La commissaire a subi d’autres défaites dans des dossiers fiscaux du même type face à Amazon, Starbucks et Fiat (Stellantis), du pain béni pour ses détracteurs qui dénoncent un manque de rigueur de ses équipes juridiques. En juillet dernier, sa décision d’embaucher à un poste clé pour la régulation du numérique l’économiste américaine Fiona Scott Morton, ex consultante pour des géants de l’internet, provoque une violente polémique, essentiellement en France. Désavouée par le président Emmanuel Macron, elle est contrainte de renoncer au recrutement.

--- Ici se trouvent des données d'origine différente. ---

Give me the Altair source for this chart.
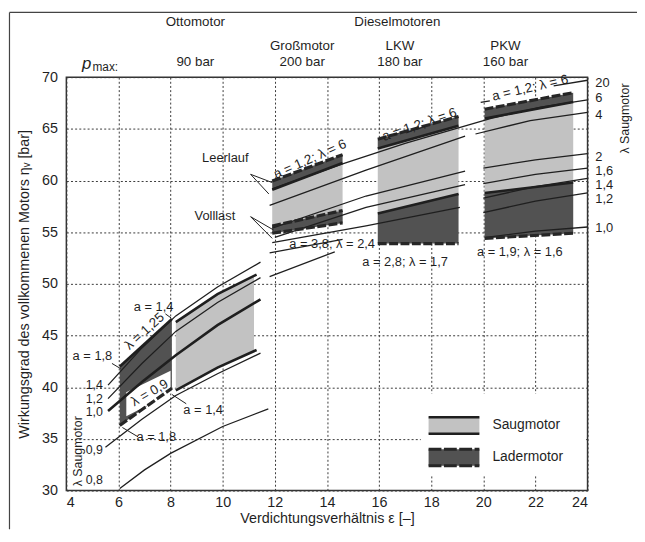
import altair as alt
import pandas as pd

FONT = "Liberation Sans"
INK = "#1f1f1f"
LIGHT = "#c2c2c2"
DARK = "#525252"

x_ticks = [4, 6, 8, 10, 12, 14, 16, 18, 20, 22, 24]
y_ticks = [30, 35, 40, 45, 50, 55, 60, 65, 70]

# ---------- Ottomotor (p_max 90 bar): lambda curves, Saugmotor ----------
otto_lam_08 = [(6.05, 30.2), (7.0, 32.0), (8.0, 33.6), (10.0, 36.2), (11.75, 37.9)]
otto_lam_09 = [(5.5, 34.2), (6.9, 36.9), (8.2, 39.2), (9.8, 41.3), (11.45, 43.3)]
otto_lam_10 = [(5.6, 37.7), (6.9, 40.5), (8.2, 43.1), (9.8, 46.0), (11.45, 48.5)]
otto_lam_12 = [(5.6, 38.9), (6.9, 42.3), (8.2, 45.4), (9.8, 48.2), (11.45, 50.6)]
otto_lam_14 = [(5.6, 40.2), (6.9, 43.8), (8.2, 46.9), (9.8, 49.7), (11.45, 52.1)]
otto_saug_top = [(8.2, 46.3), (9.8, 49.0), (11.3, 50.9)]
otto_saug_bot = [(8.2, 39.7), (9.8, 41.9), (11.3, 43.6)]

# Ottomotor areas: x, upper y, lower y
otto_saug_x = [8.2, 9.8, 11.2]
otto_saug_hi = [46.3, 49.0, 50.75]
otto_saug_lo = [39.7, 41.9, 43.5]
otto_lader_x = [6.05, 8.05]
otto_lader_hi = [42.0, 46.6]
otto_lader_lo = [36.3, 39.9]
otto_label_box_x = [6.3, 8.0]
otto_label_box_hi = [39.5, 41.6]
otto_label_box_lo = [37.2, 39.4]

# ---------- Dieselmotoren blocks ----------
gross_x = [11.9, 14.6]
gross_band_hi = [59.95, 62.5]
gross_band_lo = [59.1, 61.7]
gross_full_hi = [55.6, 57.1]
gross_full_lo = [54.9, 55.9]

lkw_x = [15.95, 19.05]
lkw_band_hi = [64.0, 66.2]
lkw_band_lo = [63.1, 65.3]
lkw_full_hi = [56.8, 58.7]
lkw_full_lo = [53.9, 53.9]

pkw_x = [20.05, 23.45]
pkw_band_hi = [66.9, 68.5]
pkw_band_lo = [66.0, 67.6]
pkw_full_hi = [58.8, 59.8]
pkw_full_lo = [54.4, 54.9]

# ---------- Dieselmotoren: lambda curves ----------
dsl_lam_6 = [(11.9, 59.2), (14.6, 61.6), (17.0, 63.6), (20.3, 66.0), (22.2, 67.1), (24.0, 67.8)]
dsl_gl_a = [(11.8, 57.6), (15.5, 61.0), (19.3, 64.3)]
dsl_gl_b = [(11.9, 55.4), (15.5, 58.5), (19.3, 60.9)]
dsl_gl_c = [(12.0, 54.5), (15.5, 57.4), (19.3, 59.6)]
dsl_gl_d = [(11.9, 54.0), (15.5, 55.6), (19.1, 57.4)]
dsl_gl_e = [(11.8, 53.0), (14.6, 54.3)]
dsl_gl_f = [(11.8, 50.7), (14.3, 53.1)]
pkw_lam_20a = [(19.9, 67.55), (20.25, 67.7)]
pkw_lam_20b = [(22.7, 69.15), (24.0, 69.7)]
pkw_lam_4 = [(19.7, 64.5), (21.8, 65.8), (24.0, 66.6)]
pkw_lam_2 = [(20.0, 61.2), (22.0, 62.0), (24.0, 62.6)]
pkw_lam_16 = [(20.0, 59.7), (22.0, 60.6), (24.0, 61.2)]
pkw_lam_14 = [(20.0, 58.3), (22.0, 59.4), (24.0, 60.2)]
pkw_lam_12 = [(20.0, 56.9), (22.0, 58.0), (24.0, 58.8)]
pkw_lam_10 = [(20.1, 54.5), (22.0, 55.1), (24.0, 55.5)]

# ---------- labels ----------
right_lam_text = ["20", "6", "4", "2", "1,6", "1,4", "1,2", "1,0"]
right_lam_y = [69.45, 68.0, 66.35, 62.3, 60.95, 59.6, 58.2, 55.4]
left_lam_text = ["1,4", "1,2", "1,0", "0,9", "0,8"]
left_lam_y = [40.25, 38.9, 37.55, 33.9, 31.05]

top_text = ["Ottomotor", "Dieselmotoren", "Großmotor", "LKW", "PKW",
            "90 bar", "200 bar", "180 bar", "160 bar"]
top_x = [8.95, 16.7, 13.05, 16.8, 20.85, 8.95, 13.05, 16.8, 20.85]
top_y = [75.3, 75.3, 73.0, 73.0, 73.0, 71.45, 71.45, 71.45, 71.45]

flat_text = ["a = 3,8; λ = 2,4", "a = 2,8; λ = 1,7", "a = 1,9; λ = 1,6",
             "Leerlauf", "Volllast", "a = 1,4", "a = 1,8", "a = 1,4", "a = 1,8"]
flat_x = [14.2, 17.0, 21.4, 10.1, 9.7, 9.25, 7.45, 7.35, 5.0]
flat_y = [53.9, 52.1, 53.05, 62.15, 56.6, 37.75, 35.2, 47.8, 43.0]

tilt_text = ["a = 1,2; λ = 6", "a = 1,2; λ = 6", "a = 1,2; λ = 6", "λ = 1,25", "λ = 0,9"]
tilt_x = [13.35, 17.55, 21.8, 7.0, 7.2]
tilt_y = [62.05, 65.4, 68.95, 45.4, 39.45]
tilt_angle = [336, 341, 347, 318, 330]

leaders = {
    "leer1": [(11.07, 60.6), (11.9, 59.8)],
    "leer2": [(11.07, 60.6), (11.77, 58.7)],
    "voll1": [(11.07, 56.5), (11.96, 55.2)],
    "voll2": [(11.07, 56.5), (11.9, 54.4)],
    "a14o": [(7.8, 47.1), (8.02, 46.7)],
    "a18o": [(5.75, 42.3), (6.08, 41.8)],
    "a14u": [(8.05, 39.3), (8.6, 38.4)],
    "a18u": [(6.15, 36.1), (6.75, 35.2)],
}

legend_label = ["Saugmotor", "Ladermotor"]
legend_y = [36.3, 33.2]

xs = alt.Scale(domain=[4, 24], nice=False, zero=False)
ys = alt.Scale(domain=[30, 70], nice=False, zero=False)
x_axis = alt.Axis(values=x_ticks, title="Verdichtungsverhältnis ε [–]", grid=True,
                  ticks=False, domain=False, labelPadding=5, titlePadding=3)
y_axis = alt.Axis(values=y_ticks, title="Wirkungsgrad des vollkommenen Motors ηᵥ [bar]",
                  grid=True, ticks=False, domain=False, labelPadding=9, titlePadding=10)
X = alt.X("x:Q", scale=xs, axis=x_axis)
Y = alt.Y("y:Q", scale=ys, axis=y_axis)
Ya = alt.Y("y:Q", scale=ys, axis=y_axis, stack=None)


def pts_df(named):
    rows = []
    for name, pts in named.items():
        for i, (x, y) in enumerate(pts):
            rows.append({"grp": name, "x": x, "y": y, "o": i})
    return pd.DataFrame(rows)


def band_df(named):
    rows = []
    for name, (xx, hi, lo) in named.items():
        for x, a, b in zip(xx, hi, lo):
            rows.append({"grp": name, "x": x, "y": a, "y2": b})
    return pd.DataFrame(rows)


def line_layer(named, width, dash=None, color=INK):
    kw = dict(strokeWidth=width, color=color, strokeCap="butt")
    if dash:
        kw["strokeDash"] = dash
    return alt.Chart(pts_df(named)).mark_line(**kw).encode(
        x=X, y=Y, detail="grp:N", order="o:Q")


def area_layer(named, fill):
    return alt.Chart(band_df(named)).mark_area(fill=fill, fillOpacity=1, orient="vertical").encode(
        x=X, y=Ya, y2="y2:Q", detail="grp:N")


def text_layer(df, size=13, align="center", angle=0, baseline="middle", style="normal"):
    return alt.Chart(df).mark_text(font=FONT, fontSize=size, align=align, angle=angle,
                                   baseline=baseline, color=INK, fontStyle=style).encode(
        x=X, y=Y, text="t:N")


light_areas = area_layer({
    "otto": (otto_saug_x, otto_saug_hi, otto_saug_lo),
    "gross": (gross_x, gross_band_lo, gross_full_lo),
    "lkw": (lkw_x, lkw_band_lo, lkw_full_hi),
    "pkw": (pkw_x, pkw_band_lo, pkw_full_hi),
}, LIGHT)

dark_areas = area_layer({
    "otto": (otto_lader_x, otto_lader_hi, otto_lader_lo),
    "gross_b": (gross_x, gross_band_hi, gross_band_lo),
    "gross_f": (gross_x, gross_full_hi, gross_full_lo),
    "lkw_b": (lkw_x, lkw_band_hi, lkw_band_lo),
    "lkw_f": (lkw_x, lkw_full_hi, lkw_full_lo),
    "pkw_b": (pkw_x, pkw_band_hi, pkw_band_lo),
    "pkw_f": (pkw_x, pkw_full_hi, pkw_full_lo),
}, DARK)

white_box = area_layer({"lab": (otto_label_box_x, otto_label_box_hi, otto_label_box_lo)}, "white")

thin_lines = line_layer({
    "o08": otto_lam_08, "o09": otto_lam_09, "o12": otto_lam_12, "o14": otto_lam_14,
    "d6": dsl_lam_6, "da": dsl_gl_a, "db": dsl_gl_b, "dc": dsl_gl_c, "dd": dsl_gl_d,
    "de": dsl_gl_e, "df": dsl_gl_f,
    "p20a": pkw_lam_20a, "p20b": pkw_lam_20b, "p4": pkw_lam_4, "p2": pkw_lam_2,
    "p16": pkw_lam_16, "p14": pkw_lam_14, "p12": pkw_lam_12, "p10": pkw_lam_10,
}, 1.3)

thick_lines = line_layer({
    "o10": otto_lam_10, "ost": otto_saug_top, "osb": otto_saug_bot,
    "olt": list(zip(otto_lader_x, otto_lader_hi)),
    "gbl": list(zip(gross_x, gross_band_lo)),
    "lbl": list(zip(lkw_x, lkw_band_lo)),
    "pbl": list(zip(pkw_x, pkw_band_lo)),
    "pfh": list(zip(pkw_x, pkw_full_hi)),
    "lfh": list(zip(lkw_x, lkw_full_hi)),
}, 2.6)

dashed_edges = line_layer({
    "olb": list(zip(otto_lader_x, otto_lader_lo)),
    "gbh": list(zip(gross_x, gross_band_hi)),
    "gfh": list(zip(gross_x, gross_full_hi)),
    "gfl": list(zip(gross_x, gross_full_lo)),
    "lbh": list(zip(lkw_x, lkw_band_hi)),
    "lfl": list(zip(lkw_x, lkw_full_lo)),
    "pbh": list(zip(pkw_x, pkw_band_hi)),
    "pfl": list(zip(pkw_x, pkw_full_lo)),
}, 3.2, dash=[9, 2.5], color="#262626")

leader_lines = line_layer(leaders, 1.0)

# legend (drawn inside the plot, on a white patch hiding the grid)
legend_bg = alt.Chart(pd.DataFrame({"x": [17.6], "x2": [23.9], "y": [31.4], "y2": [39.4]})).mark_rect(
    color="white").encode(x=X, x2="x2:Q", y=Y, y2="y2:Q")
legend_sw = alt.Chart(pd.DataFrame({"x": [17.9, 17.9], "x2": [19.85, 19.85], "y": [37.1, 34.0],
                                    "y2": [35.5, 32.4], "k": ["s", "l"]})).mark_rect().encode(
    x=X, x2="x2:Q", y=Y, y2="y2:Q",
    color=alt.Color("k:N", scale=alt.Scale(domain=["s", "l"], range=[LIGHT, DARK]), legend=None))
legend_solid = line_layer({"a": [(17.9, 37.1), (19.85, 37.1)], "b": [(17.9, 35.5), (19.85, 35.5)]}, 2.6)
legend_dash = line_layer({"a": [(17.9, 34.0), (19.85, 34.0)], "b": [(17.9, 32.4), (19.85, 32.4)]},
                         3.2, dash=[13, 2.5], color="#262626")
legend_txt = text_layer(pd.DataFrame({"t": legend_label, "x": [20.35, 20.35], "y": legend_y}),
                        size=14, align="left")

right_labels = text_layer(pd.DataFrame({"t": right_lam_text, "x": [24.3] * len(right_lam_text),
                                        "y": right_lam_y}), size=13, align="left")
left_labels = text_layer(pd.DataFrame({"t": left_lam_text, "x": [5.4] * len(left_lam_text),
                                       "y": left_lam_y}), size=12.5, align="right")
top_labels = text_layer(pd.DataFrame({"t": top_text, "x": top_x, "y": top_y}), size=13.5)
pmax_p = text_layer(pd.DataFrame({"t": ["p"], "x": [4.78], "y": [71.3]}), size=17, style="italic")
pmax_sub = text_layer(pd.DataFrame({"t": ["max:"], "x": [5.0], "y": [70.95]}), size=12, align="left")
flat_labels = text_layer(pd.DataFrame({"t": flat_text, "x": flat_x, "y": flat_y}), size=13)

tilt_layers = [
    text_layer(pd.DataFrame({"t": [t], "x": [x], "y": [y]}), size=13.5, angle=a)
    for t, x, y, a in zip(tilt_text, tilt_x, tilt_y, tilt_angle)
]

side_titles = [
    text_layer(pd.DataFrame({"t": ["λ Saugmotor"], "x": [4.45], "y": [33.8]}), size=12.5, angle=270),
    text_layer(pd.DataFrame({"t": ["λ Saugmotor"], "x": [25.45], "y": [66.0]}), size=12.5, angle=270),
]

frame = alt.Chart(pd.DataFrame({"k": [0]})).mark_rule(color="#444", strokeWidth=1.2).encode(
    x=alt.value(-57.5), y=alt.value(-65.5), y2=alt.value(457))
frame_top = alt.Chart(pd.DataFrame({"k": [0]})).mark_rule(color="#444", strokeWidth=1.2).encode(
    x=alt.value(-57.5), x2=alt.value(580), y=alt.value(-65.5))

layers = [light_areas, dark_areas, white_box, thin_lines, thick_lines, dashed_edges, leader_lines,
          legend_bg, legend_sw, legend_solid, legend_dash, legend_txt,
          right_labels, left_labels, top_labels, pmax_p, pmax_sub, flat_labels] + tilt_layers + side_titles + [frame, frame_top]

chart = alt.layer(*layers).properties(
    width=527, height=418,
    padding={"left": 59, "top": 67, "right": 50, "bottom": 41},
    autosize=alt.AutoSizeParams(type="none"),
).configure_view(stroke="#333", strokeWidth=1.5).configure_axis(
    labelFont=FONT, labelFontSize=14.5, labelColor=INK, titleFont=FONT, titleFontSize=14.5,
    titleColor=INK, titleFontWeight="normal", gridColor="#3a3a3a", gridDash=[2, 2.2],
    gridWidth=1, gridOpacity=1,
)

chart.save("out.html", embed_options={"renderer": "svg", "actions": False})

Auditionnée par les eurodéputés, elle se défend pourtant bec et ongles, affirmant avoir “fait les choses dans les règles” selon l’expression qu’elle affectionne. Mais elle est vertement critiquée pour avoir manqué de sens politique. Depuis 2020, la pandémie, la guerre en Ukraine puis les mesures protectionnistes de l’administration américaine l’ont contrainte à accepter des assouplissements du cadre d’attribution des aides d’États, une entorse à sa doxa. Elle est par ailleurs sous la pression de Paris qui réclame une politique “moins naïve” vis-à-vis de Pékin et Washington.
Au fil des ans, le commissaire au Marché intérieur Thierry Breton lui a fait de l’ombre, incarnant davantage le thème de la souveraineté européenne qui monte en puissance au milieu des tensions géopolitiques mondiales.